PH Syaiful Maarif menjelaskan, penghitungan kerugian negara dalam perkara ini, tidak harus didasarkan pada Rancangan Anggaran Belanja (RAB) atau DAK.
Jika hendak menghitung dari uang yang diterima dan uang yang dikeluarkan, patut kiranya menghitung konstruksi fisik yang telah ada.
"Maka pak Agus Karyanto bilang 'pekerjaan ini bersifat spesialis, menyangkut baja.' Dan dia berasumsi, seluruh sekolah tidak memiliki keahlian sendiri. Maka harus ditunjuk pihak ketiga.
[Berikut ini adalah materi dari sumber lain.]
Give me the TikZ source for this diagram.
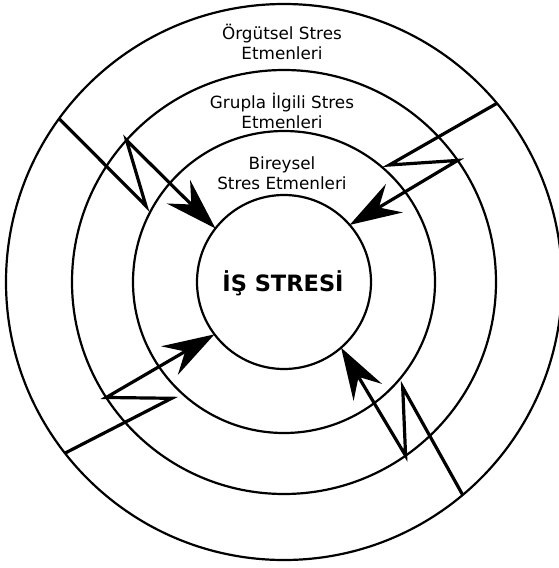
\documentclass[tikz,border=0pt]{standalone}
\usepackage{fontspec}
\setmainfont{DejaVu Sans}
\usetikzlibrary{arrows.meta}
\begin{document}
\begin{tikzpicture}[x=1pt,y=-1pt,
  ring/.style={draw, circle, line width=2.2pt, inner sep=0pt, outer sep=0pt},
  ringlabel/.style={align=center, font=\fontsize{16.8}{20}\selectfont, inner sep=0pt},
  bolt/.style={line width=3.2pt, line join=miter, miter limit=6,
    -{Stealth[length=52pt,width=33pt,inset=18pt]}}
]
\useasboundingbox (0,0) rectangle (558,568);
\coordinate (ctr) at (284,282);

% concentric rings of stress factors
\node[ring, minimum size=556pt] (org) at (ctr) {};
\node[ring, minimum size=424pt] (grp) at (ctr) {};
\node[ring, minimum size=302pt] (ind) at (ctr) {};
\node[ring, minimum size=174pt] (core) at (ctr) {};

% labels
\node[font=\bfseries\fontsize{22.5}{26}\selectfont, inner sep=0pt] (corelabel) at (283,283) {İŞ STRESİ};
\node[ringlabel] (orglabel) at (282,41.5) {Örgütsel Stres\\Etmenleri};
\node[ringlabel] (grplabel) at (282,111.3) {Grupla İlgili Stres\\Etmenleri};
\node[ringlabel] (indlabel) at (282,173) {Bireysel\\Stres Etmenleri};

% zigzag arrows from the outer ring to the core
\coordinate (k1) at (146,206);
\coordinate (k2) at (389.3,165);
\coordinate (k3) at (171.7,398.3);
\coordinate (k4) at (402.7,387.3);

\draw[bolt] (org.144.3) -- (k1) -- (grp.138.9) -- (core.142.1);
\draw[bolt] (org.40.35) -- (k2) -- (grp.35.5) -- (core.41.05);
\draw[bolt] (org.218.7) -- (k3) -- (grp.213.7) -- (core.217.7);
\draw[bolt] (org.310.6) -- (k4) -- (grp.305.5) -- (core.311.7);
\end{tikzpicture}
\end{document}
Pihak ketiga itulah yang mengerjakan, bagian dari swakelola," ungkapnya.
Mengenai sifat pengelolaan uang secara swakelola dalam DAK proyek ini., PH Syaiful Maarif menambahkan, mekanisme swakelola terdapat dua jenis. Swakelola tertutup dan swakelola diberikan sebagian kepada orang lain.
"Contohnya, apa mungkin sekolah itu, punya tukang semua. Kan pasti orang lain. Nah, apakah melibatkan orang lain, atau membeli sendiri, kemudian dianggap swakelola. Gak bisa begitu. Jadi swakelola itu dikendalikan sendiri dan dibeli sendiri, tidak dilakukan orang lain," pungkasnya.
Diberitakan sebelumnya, JPU Kejari Surabaya menuntut majelis hakim agar menjatuhi terdakwa Eny Rustiana dengan pidana penjara selama sembilan tahun.
Perempuan kelahiran Jember itu, dianggap terlibat melakukan tindak pidana korupsi bersama terdakwa lain, yakni Syaiful Rachman, eks Kadispendik Jatim.